>> BEGIN Provided material

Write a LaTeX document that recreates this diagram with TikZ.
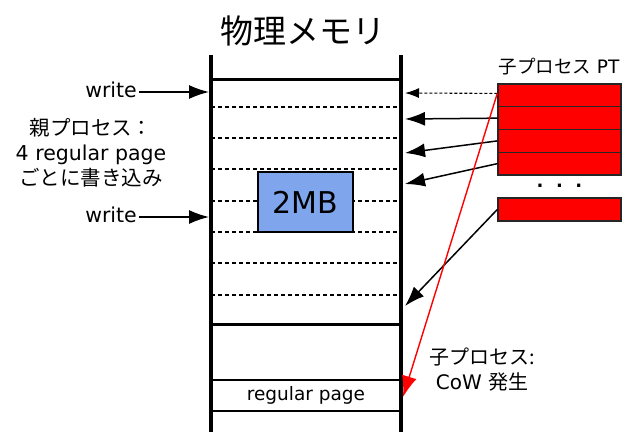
\documentclass[tikz,border=0pt]{standalone}
\usepackage{fontspec}
\setmainfont{DejaVu Sans}
\newfontfamily\jpfont{Noto Sans CJK JP}
\usetikzlibrary{arrows.meta}

\definecolor{mbblue}{RGB}{127,166,236}

\begin{document}
\begin{tikzpicture}[x=1pt, y=-1pt,
        lbl/.style={font=\fontsize{18.5}{25}\selectfont, inner sep=0pt, align=center},
        biglbl/.style={lbl, font=\fontsize{20.5}{25}\selectfont},
        ptrow/.style={draw=black!85, line width=1.4pt, fill=red, minimum width=123pt, minimum height=22.75pt, inner sep=0pt},
        ptr/.style={-{Latex[length=20pt, width=14pt]}, line width=1.5pt},
        wall/.style={line width=3.2pt}]
    \useasboundingbox (0,0) rectangle (632,432);

    % Memory column
    \draw[wall] (211,55) -- (211,432);
    \draw[wall] (401,55) -- (401,432);
    \draw[line width=3pt] (211,79) -- (401,79);
    \draw[line width=3pt] (211,324) -- (401,324);
    \foreach \k in {0,...,6}
        \draw[line width=1.9pt, dash pattern=on 4pt off 3pt] (211,106.7+31.33*\k) -- (401,106.7+31.33*\k);
    \draw[line width=1.8pt] (211,380) -- (401,380);
    \draw[line width=1.8pt] (211,411) -- (401,411);

    \node[font=\jpfont\fontsize{33}{40}\selectfont] (title) at (303,31) {物理メモリ};
    \node[draw, line width=1.8pt, fill=mbblue, minimum width=95pt, minimum height=60pt,
          font=\fontsize{30}{36}\selectfont] (huge) at (305.5,202) {2MB};
    \node[lbl] (page) at (306,395) {regular page};

    % Parent writes
    \node[biglbl, anchor=east] (w1) at (137,90) {write};
    \node[biglbl, anchor=east] (w2) at (137,215) {write};
    \draw[ptr] (w1.east) ++(2,2) -- (209,92);
    \draw[ptr] (w2.east) ++(2,2) -- (209,217);
    \node[biglbl] (parent) at (91,153) {{\jpfont 親プロセス：}\\4 regular page\\{\jpfont ごとに書き込み}};

    % Child page table
    \node[lbl] (ptname) at (559,67) {{\jpfont 子プロセス} PT};
    \foreach \i in {1,...,4}
        \node[ptrow] (pt\i) at (559.5,95.4+22.75*\i-22.75) {};
    \node[font=\bfseries\fontsize{18}{20}\selectfont] (dots) at (559.5,186) {.\ \ .\ \ .};
    \node[ptrow] (pt5) at (559.5,209.5) {};

    \coordinate (m1) at (405,93);
    \coordinate (m2) at (405,119);
    \coordinate (m3) at (405,153);
    \coordinate (m4) at (405,184);
    \coordinate (m5) at (405,306);
    \coordinate (cow) at (403,397);

    \draw[-{Latex[length=14pt, width=10pt]}, line width=1.1pt, dash pattern=on 3pt off 2pt] ([yshift=2pt]pt1.west) -- (m1);
    \draw[ptr] (pt2.west) -- (m2);
    \draw[ptr] (pt3.west) -- (m3);
    \draw[ptr] (pt4.west) -- (m4);
    \draw[ptr] (pt5.west) -- (m5);
    \draw[-{Latex[length=21pt, width=15pt]}, line width=1.4pt, red] ([yshift=2pt]pt1.west) -- (cow);

    \node[biglbl, font=\fontsize{20}{25}\selectfont] (childcow) at (482,370) {{\jpfont 子プロセス:}\\CoW {\jpfont 発生}};
\end{tikzpicture}
\end{document}
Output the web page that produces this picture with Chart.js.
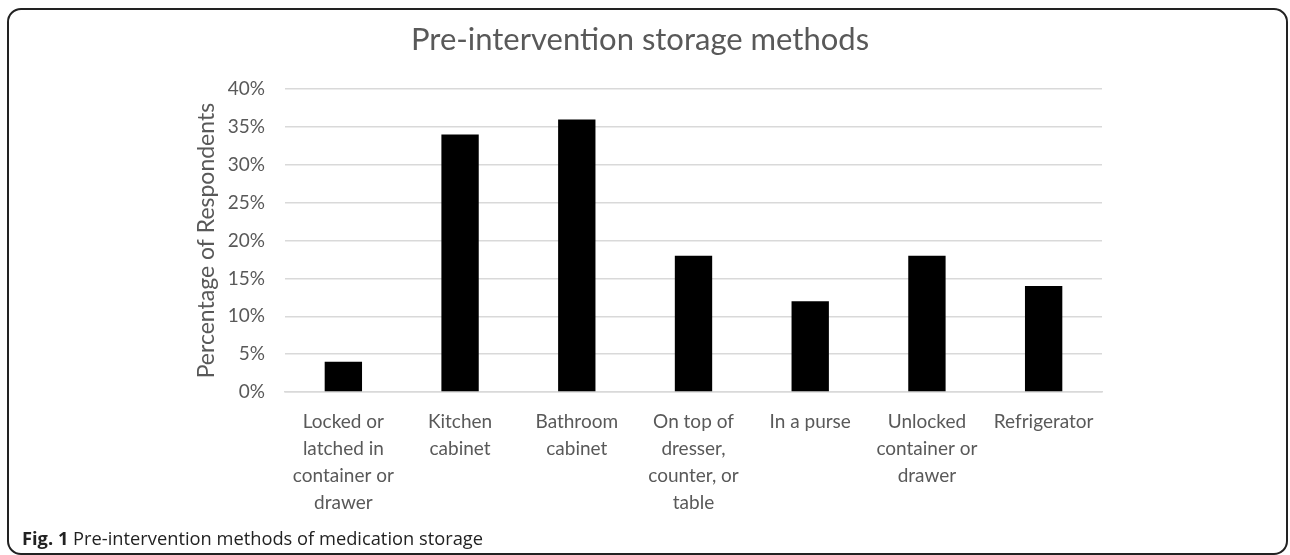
<!DOCTYPE html>
<html>
<head>
<meta charset="utf-8">
<script src="https://cdn.jsdelivr.net/npm/chart.js@4.4.0/dist/chart.umd.min.js"></script>
<style>
  html, body { margin: 0; padding: 0; background: #fff; }
  body { width: 1290px; height: 555px; position: relative; overflow: hidden; }
  #wrap { position: absolute; left: 0; top: 0; width: 1280px; height: 555px; }
  #frame {
    position: absolute; left: 7px; top: 8px; width: 1281px; height: 547px;
    box-sizing: border-box; border: 2px solid #222; border-radius: 14px;
    pointer-events: none;
  }
  #caption {
    position: absolute; left: 22px; top: 525px;
    font-family: "Open Sans", sans-serif; font-size: 18.3px; color: #222;
    white-space: nowrap;
  }
</style>
</head>
<body>
<div id="wrap"><canvas id="storage"></canvas></div>
<div id="frame"></div>
<div id="caption"><b>Fig. 1</b> Pre-intervention methods of medication storage</div>
<script>
const categories = [
  ['Locked or', 'latched in', 'container or', 'drawer'],
  ['Kitchen', 'cabinet'],
  ['Bathroom', 'cabinet'],
  ['On top of', 'dresser,', 'counter, or', 'table'],
  ['In a purse'],
  ['Unlocked', 'container or', 'drawer'],
  ['Refrigerator']
];
const percentages = [4, 34, 36, 18, 12, 18, 14];
const yTicks = [0, 5, 10, 15, 20, 25, 30, 35, 40];

const textColor = '#595959';
const gridColor = '#d9d9d9';
const fontFamily = 'Lato, "Open Sans", sans-serif';

const data = {
  labels: categories,
  datasets: [
    {
      label: 'Percentage of Respondents',
      data: percentages,
      backgroundColor: '#000000',
      borderWidth: 0,
      categoryPercentage: 1.0,
      barPercentage: 0.32,
    },
  ],
};

const config = {
  type: 'bar',
  data: data,
  options: {
    responsive: false,
    animation: false,
    layout: {
      padding: { left: 178, right: 178, top: 0, bottom: 0 }
    },
    plugins: {
      legend: { display: false },
      tooltip: { enabled: false },
      title: {
        display: true,
        text: 'Pre-intervention storage methods',
        color: textColor,
        font: { family: fontFamily, size: 31, weight: 'normal' },
        padding: { top: 21, bottom: 31 },
      },
    },
    scales: {
      x: {
        grid: { display: false },
        border: { display: true, color: gridColor, width: 1.5 },
        ticks: {
          color: textColor,
          font: { family: fontFamily, size: 19, lineHeight: 1.42 },
          padding: 8,
          maxRotation: 0,
          autoSkip: false,
        },
        afterFit: (scale) => { scale.height = 163; },
      },
      y: {
        min: 0,
        max: 40,
        afterBuildTicks: (scale) => {
          scale.ticks = yTicks.map((v) => ({ value: v }));
        },
        grid: { color: gridColor, lineWidth: 1.5, drawTicks: false },
        border: { display: false },
        ticks: {
          color: textColor,
          font: { family: fontFamily, size: 19 },
          padding: 20,
          callback: (v) => v + '%',
        },
        title: {
          display: true,
          text: 'Percentage of Respondents',
          color: textColor,
          font: { family: fontFamily, size: 23 },
          padding: { top: 15, bottom: 0 },
        },
        afterFit: (scale) => { scale.width = 107; },
      },
    },
  },
};

const ctx = document.getElementById('storage');
ctx.width = 1280;
ctx.height = 555;
new Chart(ctx, config);
</script>
</body>
</html>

>> END Provided material

Brief →
All of the material above is to be copied exactly, except for its images.

Solved exercise →
Write a LaTeX document that recreates this diagram with TikZ.
\documentclass[tikz,border=0pt]{standalone}
\usepackage{fontspec}
\setmainfont{DejaVu Sans}
\newfontfamily\jpfont{Noto Sans CJK JP}
\usetikzlibrary{arrows.meta}

\definecolor{mbblue}{RGB}{127,166,236}

\begin{document}
\begin{tikzpicture}[x=1pt, y=-1pt,
        lbl/.style={font=\fontsize{18.5}{25}\selectfont, inner sep=0pt, align=center},
        biglbl/.style={lbl, font=\fontsize{20.5}{25}\selectfont},
        ptrow/.style={draw=black!85, line width=1.4pt, fill=red, minimum width=123pt, minimum height=22.75pt, inner sep=0pt},
        ptr/.style={-{Latex[length=20pt, width=14pt]}, line width=1.5pt},
        wall/.style={line width=3.2pt}]
    \useasboundingbox (0,0) rectangle (632,432);

    % Memory column
    \draw[wall] (211,55) -- (211,432);
    \draw[wall] (401,55) -- (401,432);
    \draw[line width=3pt] (211,79) -- (401,79);
    \draw[line width=3pt] (211,324) -- (401,324);
    \foreach \k in {0,...,6}
        \draw[line width=1.9pt, dash pattern=on 4pt off 3pt] (211,106.7+31.33*\k) -- (401,106.7+31.33*\k);
    \draw[line width=1.8pt] (211,380) -- (401,380);
    \draw[line width=1.8pt] (211,411) -- (401,411);

    \node[font=\jpfont\fontsize{33}{40}\selectfont] (title) at (303,31) {物理メモリ};
    \node[draw, line width=1.8pt, fill=mbblue, minimum width=95pt, minimum height=60pt,
          font=\fontsize{30}{36}\selectfont] (huge) at (305.5,202) {2MB};
    \node[lbl] (page) at (306,395) {regular page};

    % Parent writes
    \node[biglbl, anchor=east] (w1) at (137,90) {write};
    \node[biglbl, anchor=east] (w2) at (137,215) {write};
    \draw[ptr] (w1.east) ++(2,2) -- (209,92);
    \draw[ptr] (w2.east) ++(2,2) -- (209,217);
    \node[biglbl] (parent) at (91,153) {{\jpfont 親プロセス：}\\4 regular page\\{\jpfont ごとに書き込み}};

    % Child page table
    \node[lbl] (ptname) at (559,67) {{\jpfont 子プロセス} PT};
    \foreach \i in {1,...,4}
        \node[ptrow] (pt\i) at (559.5,95.4+22.75*\i-22.75) {};
    \node[font=\bfseries\fontsize{18}{20}\selectfont] (dots) at (559.5,186) {.\ \ .\ \ .};
    \node[ptrow] (pt5) at (559.5,209.5) {};

    \coordinate (m1) at (405,93);
    \coordinate (m2) at (405,119);
    \coordinate (m3) at (405,153);
    \coordinate (m4) at (405,184);
    \coordinate (m5) at (405,306);
    \coordinate (cow) at (403,397);

    \draw[-{Latex[length=14pt, width=10pt]}, line width=1.1pt, dash pattern=on 3pt off 2pt] ([yshift=2pt]pt1.west) -- (m1);
    \draw[ptr] (pt2.west) -- (m2);
    \draw[ptr] (pt3.west) -- (m3);
    \draw[ptr] (pt4.west) -- (m4);
    \draw[ptr] (pt5.west) -- (m5);
    \draw[-{Latex[length=21pt, width=15pt]}, line width=1.4pt, red] ([yshift=2pt]pt1.west) -- (cow);

    \node[biglbl, font=\fontsize{20}{25}\selectfont] (childcow) at (482,370) {{\jpfont 子プロセス:}\\CoW {\jpfont 発生}};
\end{tikzpicture}
\end{document}
Output the web page that produces this picture with Chart.js.
<!DOCTYPE html>
<html>
<head>
<meta charset="utf-8">
<script src="https://cdn.jsdelivr.net/npm/chart.js@4.4.0/dist/chart.umd.min.js"></script>
<style>
  html, body { margin: 0; padding: 0; background: #fff; }
  body { width: 1290px; height: 555px; position: relative; overflow: hidden; }
  #wrap { position: absolute; left: 0; top: 0; width: 1280px; height: 555px; }
  #frame {
    position: absolute; left: 7px; top: 8px; width: 1281px; height: 547px;
    box-sizing: border-box; border: 2px solid #222; border-radius: 14px;
    pointer-events: none;
  }
  #caption {
    position: absolute; left: 22px; top: 525px;
    font-family: "Open Sans", sans-serif; font-size: 18.3px; color: #222;
    white-space: nowrap;
  }
</style>
</head>
<body>
<div id="wrap"><canvas id="storage"></canvas></div>
<div id="frame"></div>
<div id="caption"><b>Fig. 1</b> Pre-intervention methods of medication storage</div>
<script>
const categories = [
  ['Locked or', 'latched in', 'container or', 'drawer'],
  ['Kitchen', 'cabinet'],
  ['Bathroom', 'cabinet'],
  ['On top of', 'dresser,', 'counter, or', 'table'],
  ['In a purse'],
  ['Unlocked', 'container or', 'drawer'],
  ['Refrigerator']
];
const percentages = [4, 34, 36, 18, 12, 18, 14];
const yTicks = [0, 5, 10, 15, 20, 25, 30, 35, 40];

const textColor = '#595959';
const gridColor = '#d9d9d9';
const fontFamily = 'Lato, "Open Sans", sans-serif';

const data = {
  labels: categories,
  datasets: [
    {
      label: 'Percentage of Respondents',
      data: percentages,
      backgroundColor: '#000000',
      borderWidth: 0,
      categoryPercentage: 1.0,
      barPercentage: 0.32,
    },
  ],
};

const config = {
  type: 'bar',
  data: data,
  options: {
    responsive: false,
    animation: false,
    layout: {
      padding: { left: 178, right: 178, top: 0, bottom: 0 }
    },
    plugins: {
      legend: { display: false },
      tooltip: { enabled: false },
      title: {
        display: true,
        text: 'Pre-intervention storage methods',
        color: textColor,
        font: { family: fontFamily, size: 31, weight: 'normal' },
        padding: { top: 21, bottom: 31 },
      },
    },
    scales: {
      x: {
        grid: { display: false },
        border: { display: true, color: gridColor, width: 1.5 },
        ticks: {
          color: textColor,
          font: { family: fontFamily, size: 19, lineHeight: 1.42 },
          padding: 8,
          maxRotation: 0,
          autoSkip: false,
        },
        afterFit: (scale) => { scale.height = 163; },
      },
      y: {
        min: 0,
        max: 40,
        afterBuildTicks: (scale) => {
          scale.ticks = yTicks.map((v) => ({ value: v }));
        },
        grid: { color: gridColor, lineWidth: 1.5, drawTicks: false },
        border: { display: false },
        ticks: {
          color: textColor,
          font: { family: fontFamily, size: 19 },
          padding: 20,
          callback: (v) => v + '%',
        },
        title: {
          display: true,
          text: 'Percentage of Respondents',
          color: textColor,
          font: { family: fontFamily, size: 23 },
          padding: { top: 15, bottom: 0 },
        },
        afterFit: (scale) => { scale.width = 107; },
      },
    },
  },
};

const ctx = document.getElementById('storage');
ctx.width = 1280;
ctx.height = 555;
new Chart(ctx, config);
</script>
</body>
</html>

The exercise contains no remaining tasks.